If the company does achieve the additional migration-related revenues that I guessed would be forthcoming, and once the company finishes the deployment of the two new contracts, the top and bottom lines should improve dramatically, sweetening the deal for a buyer.
The sweetness of the deal, however, is somewhat contingent on two things. First, the company has to reduce its operational expenses almost immediately to reflect the revenue and cash loss that it will incur when the contract with Simple Mobile is effectively terminated. Second, the cash position is impacted by some oddity in the first quarter.
With respect to the expenses, the underlying question is clearly how the company will manage in the post-Simple Mobile world. This is, of course, a question of cost-control, shaving the company to a size that is appropriate as soon as possible and preferably before the Simple Mobile contract’s effective end-date. The question is dealt with in the earnings press-release, but, unfortunately, this is done in an opaque, almost, shy way, with the CEO stating that the company is: “.. closely monitoring our operating expenses and … will make the necessary adjustments based on the business needs and changes…”
What this means, I think, is that the company will rightsize as soon as possible, but, if that is the case, why not just come out and say it loud and clear? The Simple Mobile contract is done… The market has reacted… Now, anything that deals constructively with how the world will look in 2014 will be interpreted positively by the market.
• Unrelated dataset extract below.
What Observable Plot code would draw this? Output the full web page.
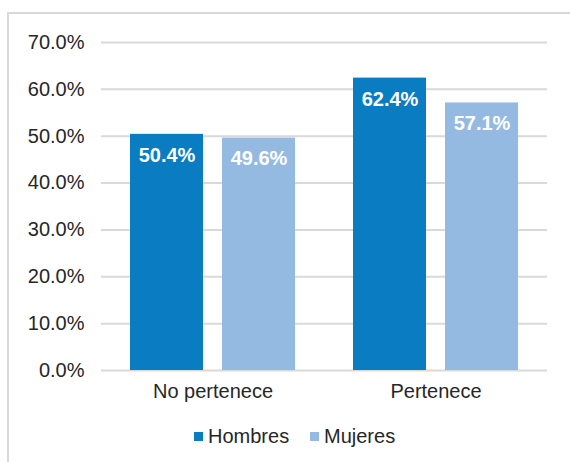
<!DOCTYPE html>
<html>
<head>
<meta charset="utf-8">
<script src="https://cdn.jsdelivr.net/npm/d3@7"></script>
<script src="https://cdn.jsdelivr.net/npm/@observablehq/plot@0.6"></script>
<style>
  html, body { margin: 0; padding: 0; background: #fff; width: 570px; height: 462px; overflow: hidden; }
  body { position: relative; font-family: "Liberation Sans", Arial, sans-serif; }
  #frame { position: absolute; left: 7px; top: 12px; width: 600px; height: 500px;
           border-left: 2px solid #d9d9d9; border-top: 2px solid #d9d9d9; }
  #chart { position: absolute; left: 0; top: 0; }
  #legend { position: absolute; top: 425px; left: 0; width: 570px; height: 22px; }
  .item { position: absolute; top: 0; display: flex; align-items: center; font-size: 20px; color: #262626; line-height: 22px; }
  .sw { width: 9px; height: 9px; margin-right: 5px; }
</style>
</head>
<body>
<div id="frame"></div>
<div id="chart"></div>
<div id="legend"></div>
<script>
const categories = ["No pertenece", "Pertenece"];
const series = ["Hombres", "Mujeres"];
const hombres = [0.504, 0.624];
const mujeres = [0.496, 0.571];
const colors = ["#0a7cc2", "#95bae2"];
const yTicks = [0, 0.1, 0.2, 0.3, 0.4, 0.5, 0.6, 0.7];

const data = [];
categories.forEach((c, i) => {
  data.push({cat: c, sex: series[0], value: hombres[i]});
  data.push({cat: c, sex: series[1], value: mujeres[i]});
});

const fmt = d3.format(".1%");

const chart = Plot.plot({
  width: 570,
  height: 410,
  marginLeft: 100,
  marginRight: 23,
  marginTop: 42,
  marginBottom: 40,
  style: { fontFamily: "Liberation Sans, Arial, sans-serif", fontSize: "20px", color: "#262626", background: "transparent" },
  fx: { domain: categories, paddingInner: 0, paddingOuter: 0, label: null, axis: "bottom", tickSize: 0, tickPadding: 13 },
  x: { domain: series, paddingInner: 0.204, paddingOuter: 0.304, axis: null },
  y: { domain: [0, 0.7], ticks: yTicks, tickFormat: fmt, tickSize: 0, tickPadding: 17, label: null },
  color: { domain: series, range: colors },
  marks: [
    Plot.ruleY(yTicks, { stroke: "#d9d9d9", strokeWidth: 2 }),
    Plot.barY(data, { fx: "cat", x: "sex", y: "value", fill: "sex" }),
    Plot.text(data, { fx: "cat", x: "sex", y: "value", text: d => fmt(d.value), fill: "white",
                      fontWeight: "bold", fontSize: 20, dy: 21 })
  ]
});
document.getElementById("chart").appendChild(chart);

const legend = document.getElementById("legend");
const lx = [194, 310];
series.forEach((s, i) => {
  const item = document.createElement("div");
  item.className = "item";
  item.style.left = lx[i] + "px";
  const sw = document.createElement("span");
  sw.className = "sw";
  sw.style.background = colors[i];
  item.appendChild(sw);
  item.appendChild(document.createTextNode(s));
  legend.appendChild(item);
});
</script>
</body>
</html>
With respect to the cash, it is important to note that during the first quarter of 2013 the company’s cash position increased $1.1 million on net income of $344 thousand. Assuming that there is no such thing as a free lunch, the net difference of $750 thousand, or so, has to be accounted for either in the future or in the past.
Using only the filed financial statements it is difficult to determine if, or how, this will happen. For instance, the company recorded a substantial increase in deferred revenues from fourth quarter of 2012 to first quarter of 2013, from $1.65 million to $2.1 million, a net change of $450 thousand, which could account for some of the cash received, but only the company’s insiders would know if this is the case.
Regardless of the source or origin of the cash, the issue, of course, is that drawing a parallel between cash and revenues (as I did, above,) is at best difficult and at worst a fool’s errand.
And, so, the situation is not clear-cut — except that it is clear that the company should do fine (or very good!) in 2013 from both a cash and revenue standpoint with a significant potential for upside, and that the company in 2014 probably should do fine, but exactly how fine is dependent on its ability to secure new orders in 2013, to finish the deployment of the two new contracts in 2013, and to right-size the operations during 2013. Moreover, almost regardless of how 2013 and 2014 plays out, the per share price of $1.56 is incredibly cheap.